- _Exercise_
Write out again, unaltered, the lines from the start through the line containing "plt.rcParams['font.family'] = ['Liberation".

Code that draws figures
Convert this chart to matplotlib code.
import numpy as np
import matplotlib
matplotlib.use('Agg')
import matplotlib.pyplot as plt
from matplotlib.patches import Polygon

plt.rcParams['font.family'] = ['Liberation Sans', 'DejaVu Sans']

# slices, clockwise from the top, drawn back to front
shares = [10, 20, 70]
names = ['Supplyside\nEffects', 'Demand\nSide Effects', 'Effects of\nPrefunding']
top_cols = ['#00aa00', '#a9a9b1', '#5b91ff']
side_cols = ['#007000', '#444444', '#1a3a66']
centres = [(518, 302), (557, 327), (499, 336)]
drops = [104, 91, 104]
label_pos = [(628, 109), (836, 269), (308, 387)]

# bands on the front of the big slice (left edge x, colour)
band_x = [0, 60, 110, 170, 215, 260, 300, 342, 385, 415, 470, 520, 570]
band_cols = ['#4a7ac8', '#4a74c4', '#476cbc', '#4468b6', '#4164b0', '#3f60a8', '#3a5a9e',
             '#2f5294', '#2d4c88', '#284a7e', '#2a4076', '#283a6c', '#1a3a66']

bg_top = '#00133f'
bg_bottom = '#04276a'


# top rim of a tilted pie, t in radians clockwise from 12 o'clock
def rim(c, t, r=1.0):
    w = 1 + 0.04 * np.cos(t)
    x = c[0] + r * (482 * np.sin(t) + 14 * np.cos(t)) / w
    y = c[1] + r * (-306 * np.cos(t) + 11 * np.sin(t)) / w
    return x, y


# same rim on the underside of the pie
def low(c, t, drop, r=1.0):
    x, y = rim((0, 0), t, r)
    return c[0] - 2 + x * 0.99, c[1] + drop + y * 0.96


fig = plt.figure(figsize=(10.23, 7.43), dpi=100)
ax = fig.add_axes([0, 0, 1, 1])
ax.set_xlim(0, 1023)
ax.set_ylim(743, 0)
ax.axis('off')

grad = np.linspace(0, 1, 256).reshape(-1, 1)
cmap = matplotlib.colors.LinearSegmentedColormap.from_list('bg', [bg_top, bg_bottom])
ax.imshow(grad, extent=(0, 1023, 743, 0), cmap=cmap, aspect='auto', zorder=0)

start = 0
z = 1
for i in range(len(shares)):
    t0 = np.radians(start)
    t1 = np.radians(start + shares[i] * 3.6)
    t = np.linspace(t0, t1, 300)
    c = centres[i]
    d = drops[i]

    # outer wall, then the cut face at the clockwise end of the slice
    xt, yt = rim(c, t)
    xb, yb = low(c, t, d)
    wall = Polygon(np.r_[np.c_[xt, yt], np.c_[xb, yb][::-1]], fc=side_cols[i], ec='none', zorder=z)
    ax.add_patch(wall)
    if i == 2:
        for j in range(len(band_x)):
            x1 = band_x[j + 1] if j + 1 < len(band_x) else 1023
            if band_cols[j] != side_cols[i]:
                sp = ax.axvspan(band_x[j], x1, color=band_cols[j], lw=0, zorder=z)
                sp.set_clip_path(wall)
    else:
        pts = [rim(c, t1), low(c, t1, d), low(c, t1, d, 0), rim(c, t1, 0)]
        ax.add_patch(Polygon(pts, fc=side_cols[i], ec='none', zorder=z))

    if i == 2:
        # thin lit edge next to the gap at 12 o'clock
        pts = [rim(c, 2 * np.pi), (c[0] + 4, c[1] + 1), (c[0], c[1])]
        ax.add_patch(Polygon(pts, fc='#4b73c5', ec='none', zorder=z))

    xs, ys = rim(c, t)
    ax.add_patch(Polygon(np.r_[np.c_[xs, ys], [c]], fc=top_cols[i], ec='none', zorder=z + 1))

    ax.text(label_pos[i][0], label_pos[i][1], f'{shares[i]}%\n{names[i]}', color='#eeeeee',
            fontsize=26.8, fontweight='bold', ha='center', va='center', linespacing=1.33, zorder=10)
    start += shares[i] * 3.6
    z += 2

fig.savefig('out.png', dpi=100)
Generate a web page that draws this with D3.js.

- _Result of the task_
Convert this chart to matplotlib code.
import numpy as np
import matplotlib
matplotlib.use('Agg')
import matplotlib.pyplot as plt
from matplotlib.patches import Polygon

plt.rcParams['font.family'] = ['Liberation Sans', 'DejaVu Sans']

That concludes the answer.